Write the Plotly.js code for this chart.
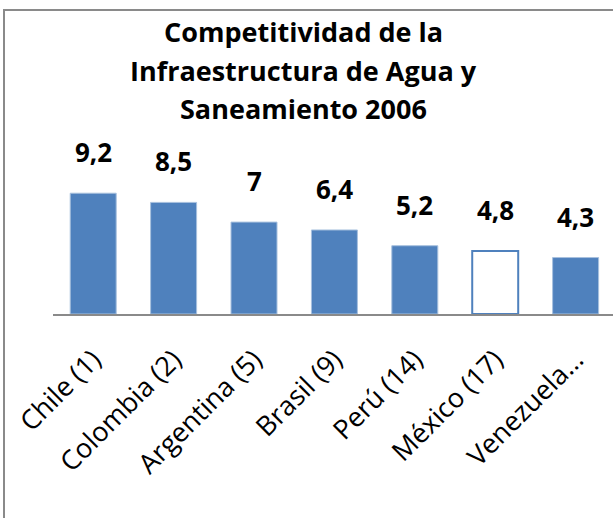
<!DOCTYPE html>
<html>
<head>
<meta charset="utf-8">
<script src="https://cdn.plot.ly/plotly-3.0.1.min.js"></script>
<style>
  html, body { margin: 0; padding: 0; background: #fff; overflow: hidden; }
  #wrap { position: relative; width: 613px; height: 518px; }
  #chart { position: absolute; left: 0; top: 0; width: 613px; height: 518px; }
  #frame { position: absolute; left: 3px; top: 9px; width: 700px; height: 700px;
           border-left: 2px solid #8a8a8a; border-top: 2px solid #8a8a8a; pointer-events: none; }
</style>
</head>
<body>
<div id="wrap">
  <div id="chart"></div>
  <div id="frame"></div>
</div>
<script>
const TITLE_LINES = ['Competitividad de la', 'Infraestructura de Agua y', 'Saneamiento 2006'];
const categories = ['Chile (1)', 'Colombia (2)', 'Argentina (5)', 'Brasil (9)', 'Perú (14)', 'México (17)', 'Venezuela (…)'];
const tickLabels = ['Chile (1)', 'Colombia (2)', 'Argentina (5)', 'Brasil (9)', 'Perú (14)', 'México (17)', 'Venezuela…'];
const values = [9.2, 8.5, 7, 6.4, 5.2, 4.8, 4.3];
const valueLabels = ['9,2', '8,5', '7', '6,4', '5,2', '4,8', '4,3'];
const highlighted = 'México (17)';

const BLUE = '#4F81BD';
const fillColors = categories.map(c => c === highlighted ? '#FFFFFF' : BLUE);
const lineColors = categories.map(c => c === highlighted ? BLUE : '#A7C0DE');
const lineWidths = categories.map(c => c === highlighted ? 2 : 1);

const FONT = '"Open Sans", sans-serif';

const trace = {
  type: 'bar',
  x: categories,
  y: values,
  marker: { color: fillColors, line: { color: lineColors, width: lineWidths } },
  hoverinfo: 'x+y'
};

const annotations = [];
const titleY = [1.318, 1.136, 0.96];
TITLE_LINES.forEach((t, i) => {
  annotations.push({
    text: '<b>' + t + '</b>', xref: 'paper', yref: 'paper', x: 0.448, y: titleY[i],
    xanchor: 'center', yanchor: 'middle', showarrow: false,
    font: { family: FONT, size: 27, color: '#000' }
  });
});
categories.forEach((c, i) => {
  annotations.push({
    text: '<b>' + valueLabels[i] + '</b>', x: c, y: values[i], xref: 'x', yref: 'y',
    xanchor: 'center', yanchor: 'bottom', yshift: 21, showarrow: false,
    font: { family: FONT, size: 26, color: '#000' }
  });
});

const layout = {
  width: 613, height: 518,
  margin: { l: 53, r: 0, t: 100, b: 204 },
  paper_bgcolor: '#fff', plot_bgcolor: '#fff',
  showlegend: false,
  bargap: 0.428,
  xaxis: {
    type: 'category',
    range: [-0.5, 6.465],
    tickvals: categories, ticktext: tickLabels,
    tickangle: -45,
    showline: true, linecolor: '#8a8a8a', linewidth: 2,
    ticks: '', showgrid: false, zeroline: false,
    ticklabelstandoff: 17,
    tickfont: { family: FONT, size: 27, color: '#000' }
  },
  yaxis: {
    range: [0, 16.3], visible: false, showgrid: false, zeroline: false
  },
  annotations: annotations
};

Plotly.newPlot('chart', [trace], layout, { displayModeBar: false, staticPlot: true });
</script>
</body>
</html>
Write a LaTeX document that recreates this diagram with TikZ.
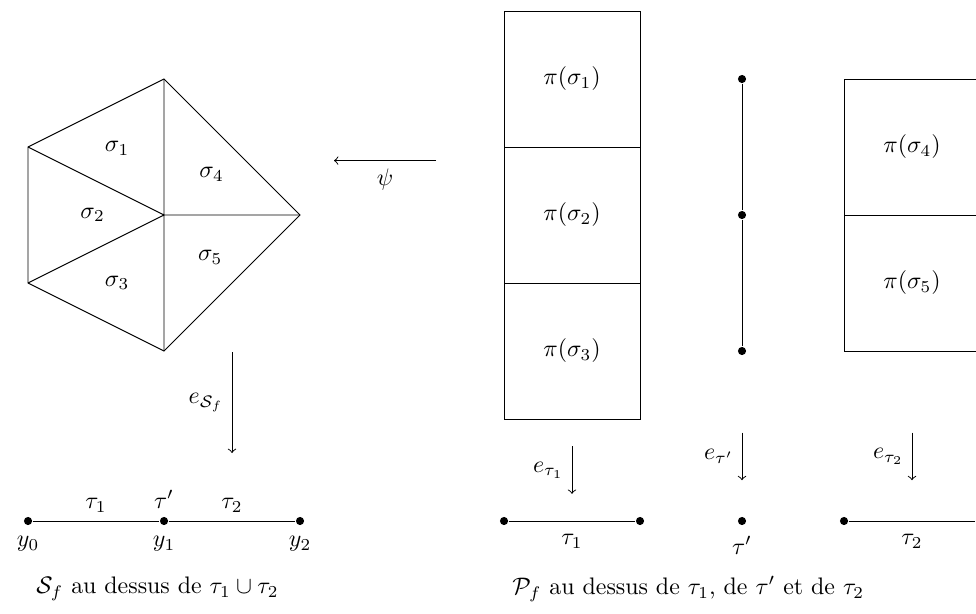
\documentclass[tikz,border=0pt]{standalone}
\begin{document}
\begin{tikzpicture}[
  dot/.style={circle,fill,inner sep=0pt,minimum size=3.4pt},
  cell/.style={draw,minimum width=2cm,minimum height=2cm,inner sep=0pt},
  map/.style={->},
  lowlab/.style={below,yshift=-2pt}
]
\useasboundingbox (-2.412,-5.853) rectangle (11.941,3.162);
\clip (-2.412,-5.853) rectangle (11.941,3.162);
% pentagon
\coordinate (c) at (0,0);
\coordinate (t) at (0,2);
\coordinate (r) at (2,0);
\coordinate (b) at (0,-2);
\coordinate (ul) at (-2,1);
\coordinate (ll) at (-2,-1);
\draw (t) -- (r) -- (b) -- (ll) -- (ul) -- cycle;
\draw (c) -- (t) (c) -- (r) (c) -- (b) (c) -- (ul) (c) -- (ll);
\node (s1) at (-0.69,0.98) {$\sigma_1$};
\node (s2) at (-1.05,0) {$\sigma_2$};
\node (s3) at (-0.69,-1) {$\sigma_3$};
\node (s4) at (0.7,0.6) {$\sigma_4$};
\node (s5) at (0.68,-0.62) {$\sigma_5$};
% psi
\coordinate (psiA) at (4,0.8);
\coordinate (psiB) at (2.5,0.8);
\draw[map] (psiA) -- node[below] (psi) {$\psi$} (psiB);
% e_Sf
\coordinate (eA) at (1,-2.02);
\coordinate (eB) at (1,-3.5);
\draw[map] (eA) -- node[left] (eS) {$e_{\mathcal{S}_f}$} (eB);
% base line
\node[dot,label={[yshift=-1pt]below:$y_0$}] (y0) at (-2,-4.5) {};
\node[dot,label={[yshift=-1pt]below:$y_1$},label=above:$\tau'$] (y1) at (0,-4.5) {};
\node[dot,label={[yshift=-1pt]below:$y_2$}] (y2) at (2,-4.5) {};
\draw (y0) -- node[above] (t1) {$\tau_1$} (y1) -- node[above] (t2) {$\tau_2$} (y2);
\node[anchor=west] (capL) at (-2,-5.5) {$\mathcal{S}_f$ au dessus de $\tau_1\cup\tau_2$};
% right: column of boxes
\node[cell] (p1) at (6,2) {$\pi(\sigma_1)$};
\node[cell] (p2) at (6,0) {$\pi(\sigma_2)$};
\node[cell] (p3) at (6,-2) {$\pi(\sigma_3)$};
% middle segment
\node[dot] (m1) at (8.5,2) {};
\node[dot] (m2) at (8.5,0) {};
\node[dot] (m3) at (8.5,-2) {};
\draw (m1) -- (m2) -- (m3);
% right boxes
\node[cell] (p4) at (11,1) {$\pi(\sigma_4)$};
\node[cell] (p5) at (11,-1) {$\pi(\sigma_5)$};
% arrows
\coordinate (a1) at (6,-3.4);
\coordinate (b1) at (6,-4.1);
\draw[map] (a1) -- node[left] (et1) {$e_{\tau_1}$} (b1);
\coordinate (a2) at (8.5,-3.2);
\coordinate (b2) at (8.5,-3.9);
\draw[map] (a2) -- node[left] (etp) {$e_{\tau'}$} (b2);
\coordinate (a3) at (11,-3.2);
\coordinate (b3) at (11,-3.9);
\draw[map] (a3) -- node[left] (et2) {$e_{\tau_2}$} (b3);
% bottom pieces
\node[dot] (u1) at (5,-4.5) {};
\node[dot] (u2) at (7,-4.5) {};
\draw (u1) -- node[lowlab] (lt1) {$\tau_1$} (u2);
\node[dot,label={[yshift=-1pt]below:$\tau'$}] (u3) at (8.5,-4.5) {};
\node[dot] (u4) at (10,-4.5) {};
\node[dot] (u5) at (12,-4.5) {};
\draw (u4) -- node[lowlab] (lt2) {$\tau_2$} (u5);
\node[anchor=west] (capR) at (5,-5.5) {$\mathcal{P}_f$ au dessus de $\tau_1$, de $\tau'$ et de $\tau_2$};
\end{tikzpicture}
\end{document}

* **OBJECTIVE**: Set down the complete material exactly, but do not include the images.

* **RESPONSE**:
Write the Plotly.js code for this chart.
<!DOCTYPE html>
<html>
<head>
<meta charset="utf-8">
<script src="https://cdn.plot.ly/plotly-3.0.1.min.js"></script>
<style>
  html, body { margin: 0; padding: 0; background: #fff; overflow: hidden; }
  #wrap { position: relative; width: 613px; height: 518px; }
  #chart { position: absolute; left: 0; top: 0; width: 613px; height: 518px; }
  #frame { position: absolute; left: 3px; top: 9px; width: 700px; height: 700px;
           border-left: 2px solid #8a8a8a; border-top: 2px solid #8a8a8a; pointer-events: none; }
</style>
</head>
<body>
<div id="wrap">
  <div id="chart"></div>
  <div id="frame"></div>
</div>
<script>
const TITLE_LINES = ['Competitividad de la', 'Infraestructura de Agua y', 'Saneamiento 2006'];
const categories = ['Chile (1)', 'Colombia (2)', 'Argentina (5)', 'Brasil (9)', 'Perú (14)', 'México (17)', 'Venezuela (…)'];
const tickLabels = ['Chile (1)', 'Colombia (2)', 'Argentina (5)', 'Brasil (9)', 'Perú (14)', 'México (17)', 'Venezuela…'];
const values = [9.2, 8.5, 7, 6.4, 5.2, 4.8, 4.3];
const valueLabels = ['9,2', '8,5', '7', '6,4', '5,2', '4,8', '4,3'];
const highlighted = 'México (17)';

const BLUE = '#4F81BD';
const fillColors = categories.map(c => c === highlighted ? '#FFFFFF' : BLUE);
const lineColors = categories.map(c => c === highlighted ? BLUE : '#A7C0DE');
const lineWidths = categories.map(c => c === highlighted ? 2 : 1);

const FONT = '"Open Sans", sans-serif';

const trace = {
  type: 'bar',
  x: categories,
  y: values,
  marker: { color: fillColors, line: { color: lineColors, width: lineWidths } },
  hoverinfo: 'x+y'
};

const annotations = [];
const titleY = [1.318, 1.136, 0.96];
TITLE_LINES.forEach((t, i) => {
  annotations.push({
    text: '<b>' + t + '</b>', xref: 'paper', yref: 'paper', x: 0.448, y: titleY[i],
    xanchor: 'center', yanchor: 'middle', showarrow: false,
    font: { family: FONT, size: 27, color: '#000' }
  });
});
categories.forEach((c, i) => {
  annotations.push({
    text: '<b>' + valueLabels[i] + '</b>', x: c, y: values[i], xref: 'x', yref: 'y',
    xanchor: 'center', yanchor: 'bottom', yshift: 21, showarrow: false,
    font: { family: FONT, size: 26, color: '#000' }
  });
});

const layout = {
  width: 613, height: 518,
  margin: { l: 53, r: 0, t: 100, b: 204 },
  paper_bgcolor: '#fff', plot_bgcolor: '#fff',
  showlegend: false,
  bargap: 0.428,
  xaxis: {
    type: 'category',
    range: [-0.5, 6.465],
    tickvals: categories, ticktext: tickLabels,
    tickangle: -45,
    showline: true, linecolor: '#8a8a8a', linewidth: 2,
    ticks: '', showgrid: false, zeroline: false,
    ticklabelstandoff: 17,
    tickfont: { family: FONT, size: 27, color: '#000' }
  },
  yaxis: {
    range: [0, 16.3], visible: false, showgrid: false, zeroline: false
  },
  annotations: annotations
};

Plotly.newPlot('chart', [trace], layout, { displayModeBar: false, staticPlot: true });
</script>
</body>
</html>
Write a LaTeX document that recreates this diagram with TikZ.
\documentclass[tikz,border=0pt]{standalone}
\begin{document}
\begin{tikzpicture}[
  dot/.style={circle,fill,inner sep=0pt,minimum size=3.4pt},
  cell/.style={draw,minimum width=2cm,minimum height=2cm,inner sep=0pt},
  map/.style={->},
  lowlab/.style={below,yshift=-2pt}
]
\useasboundingbox (-2.412,-5.853) rectangle (11.941,3.162);
\clip (-2.412,-5.853) rectangle (11.941,3.162);
% pentagon
\coordinate (c) at (0,0);
\coordinate (t) at (0,2);
\coordinate (r) at (2,0);
\coordinate (b) at (0,-2);
\coordinate (ul) at (-2,1);
\coordinate (ll) at (-2,-1);
\draw (t) -- (r) -- (b) -- (ll) -- (ul) -- cycle;
\draw (c) -- (t) (c) -- (r) (c) -- (b) (c) -- (ul) (c) -- (ll);
\node (s1) at (-0.69,0.98) {$\sigma_1$};
\node (s2) at (-1.05,0) {$\sigma_2$};
\node (s3) at (-0.69,-1) {$\sigma_3$};
\node (s4) at (0.7,0.6) {$\sigma_4$};
\node (s5) at (0.68,-0.62) {$\sigma_5$};
% psi
\coordinate (psiA) at (4,0.8);
\coordinate (psiB) at (2.5,0.8);
\draw[map] (psiA) -- node[below] (psi) {$\psi$} (psiB);
% e_Sf
\coordinate (eA) at (1,-2.02);
\coordinate (eB) at (1,-3.5);
\draw[map] (eA) -- node[left] (eS) {$e_{\mathcal{S}_f}$} (eB);
% base line
\node[dot,label={[yshift=-1pt]below:$y_0$}] (y0) at (-2,-4.5) {};
\node[dot,label={[yshift=-1pt]below:$y_1$},label=above:$\tau'$] (y1) at (0,-4.5) {};
\node[dot,label={[yshift=-1pt]below:$y_2$}] (y2) at (2,-4.5) {};
\draw (y0) -- node[above] (t1) {$\tau_1$} (y1) -- node[above] (t2) {$\tau_2$} (y2);
\node[anchor=west] (capL) at (-2,-5.5) {$\mathcal{S}_f$ au dessus de $\tau_1\cup\tau_2$};
% right: column of boxes
\node[cell] (p1) at (6,2) {$\pi(\sigma_1)$};
\node[cell] (p2) at (6,0) {$\pi(\sigma_2)$};
\node[cell] (p3) at (6,-2) {$\pi(\sigma_3)$};
% middle segment
\node[dot] (m1) at (8.5,2) {};
\node[dot] (m2) at (8.5,0) {};
\node[dot] (m3) at (8.5,-2) {};
\draw (m1) -- (m2) -- (m3);
% right boxes
\node[cell] (p4) at (11,1) {$\pi(\sigma_4)$};
\node[cell] (p5) at (11,-1) {$\pi(\sigma_5)$};
% arrows
\coordinate (a1) at (6,-3.4);
\coordinate (b1) at (6,-4.1);
\draw[map] (a1) -- node[left] (et1) {$e_{\tau_1}$} (b1);
\coordinate (a2) at (8.5,-3.2);
\coordinate (b2) at (8.5,-3.9);
\draw[map] (a2) -- node[left] (etp) {$e_{\tau'}$} (b2);
\coordinate (a3) at (11,-3.2);
\coordinate (b3) at (11,-3.9);
\draw[map] (a3) -- node[left] (et2) {$e_{\tau_2}$} (b3);
% bottom pieces
\node[dot] (u1) at (5,-4.5) {};
\node[dot] (u2) at (7,-4.5) {};
\draw (u1) -- node[lowlab] (lt1) {$\tau_1$} (u2);
\node[dot,label={[yshift=-1pt]below:$\tau'$}] (u3) at (8.5,-4.5) {};
\node[dot] (u4) at (10,-4.5) {};
\node[dot] (u5) at (12,-4.5) {};
\draw (u4) -- node[lowlab] (lt2) {$\tau_2$} (u5);
\node[anchor=west] (capR) at (5,-5.5) {$\mathcal{P}_f$ au dessus de $\tau_1$, de $\tau'$ et de $\tau_2$};
\end{tikzpicture}
\end{document}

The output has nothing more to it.